The syntax-directed translators generated by dragonsdt should take an input file formatted as a stream of terminal tokens. The intention is to match the output of a lexer generated by the code in Trial 1. The format is as follows:

Token Streams

The token stream consists of zero or more token lines. There is no EOF token line, so it is recommended that you insert an EOF pseudotoken after the last token line has been read.

Token Lines

Each line of the token stream has one of two forms:

A terminal symbol, followed by a space literal, followed by a position, followed by a newline character literal.
A terminal symbol, followed by a colon literal, followed by a lexeme, followed by a space literal, followed by a position, followed by a newline character literal.

Tokens

Tokens are alphanumeric sequences of characters, and correspond to the terminals of the grammar. Our test token streams will only include tokens that are terminals of the language.

Lexemes

Lexemes correspond to the actual characters matched by the token. Note that the lexeme may include a space character (most likely as part of a string).

Positions

Positions correspond to the line and column at which a lexeme was matched. Positions consist of a left bracket, followed by a line number, followed by a column number, followed by a right bracket.

Example

Assuming the above input spec in input.ag, and a test.tokens file containing the lines num:1 num:2 num:3

Given the above, the following behavior should be observed (where lines beginning with $ are commands entered by the user):
$ make build $ make run $ make test Sum is 6

Hints

While this dragon trial is not trivial, it does not need to be overcomplicated.
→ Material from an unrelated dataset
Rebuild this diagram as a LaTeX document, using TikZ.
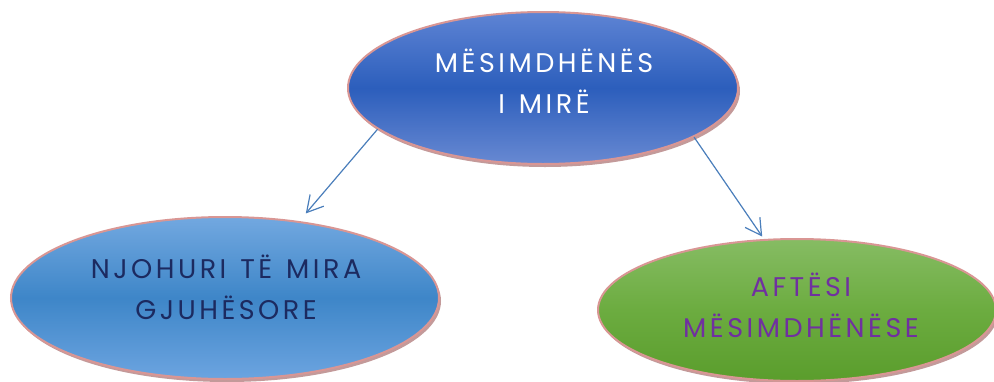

In particular, when processing the input.ag file, you can simply move all of the code in the initialization section to the beginning of an output file, and then put the source code in each SDT action into it's own function, then put the actual selector table manipulation into a main function at the end of that output file. Thus, the output file for the example input.ag file above might look something like the following

//User-defined initialization code
#include <iostream>
#include <stack>
std::stack<int> semStack;
int pop(){
	int res = semStack.front();
	semStack.pop();
	return res;
}
//SDT Actions
void runAction(std::string actionNum){
switch(atoi(actionNum.c_str())){
	case 1:
		int t = pop(); std::cout << "Sum is " << t << "\n";
		return;
	case 2:
		int t2 = pop(); int t1 = pop(); semStack.push(t1 + t2);
		return;
	case 2:
		int t = atoi(look); semStack.push(t);
		return;
}

//Selector table definition (not shown)
//...
//LL1Parser class definition (not shown)
//...

//Selector table manipulation
int main(int argc , char * argv[]){
	LL1Parser p;

	std::ifstream tokenStream(argv[1]);
	while(Token t = /* read token*/) {
		StackSymbol s = p.syntaxStackTop();
		if (s.type == "action"){ runAction(s.number); }
		if (s.type == "nonterminal") { runNonterminal(p, s, t); }
		if (s.type == "terminal") { runTerminal(p, s, t); }
	}
}

This file can then be compiled as part of the make run command.